Mike Pearman

Personal information
- Nationality: British (English)
- Born: 22 May 1941 (age 85) London, England
- Height: 170 cm (5 ft 7 in)
- Weight: 82 kg (181 lb)

Sport
- Sport: Weightlifting
- Event: Light-heavyweight
- Club: Kentish Town

Medal record
weightlifting
Representing England
British Empire & Commonwealth Games
| Bronze medal – third place | 1966 Kingston | -82.5 Kg combined |
| Bronze medal – third place | 1974 Edinburgh | -82.5 Kg combined |

= Mike Pearman =

British weightlifter

Michael Pearman (born 22 May 1941), is a male retired weightlifter who competed for England and Great Britain.

== Weightlifting career ==
He competed at three Olympic Games in 1964, 1968 and 1972.
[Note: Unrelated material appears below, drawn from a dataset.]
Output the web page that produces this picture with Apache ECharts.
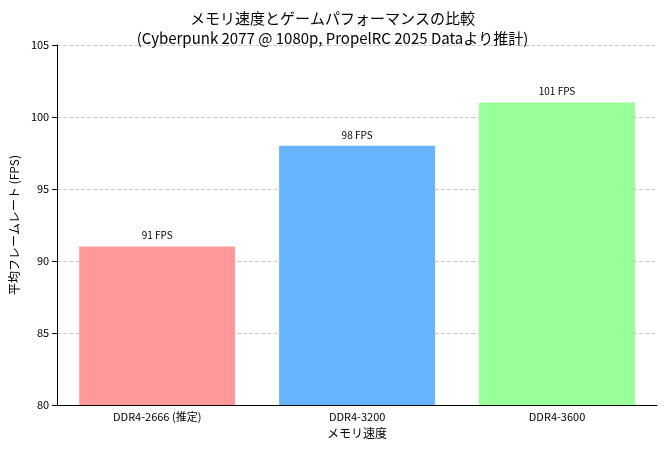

He represented England and won a bronze medal in 82.5 kg division, at the 1966 British Empire and Commonwealth Games in Kingston, Jamaica,

Four years later he represented England, at the 1970 British Commonwealth Games in Edinburgh, Scotland and won a second Commonwealth medal eight years after his first, when he won another bronze medal at the 1974 British Commonwealth Games in Christchurch, New Zealand.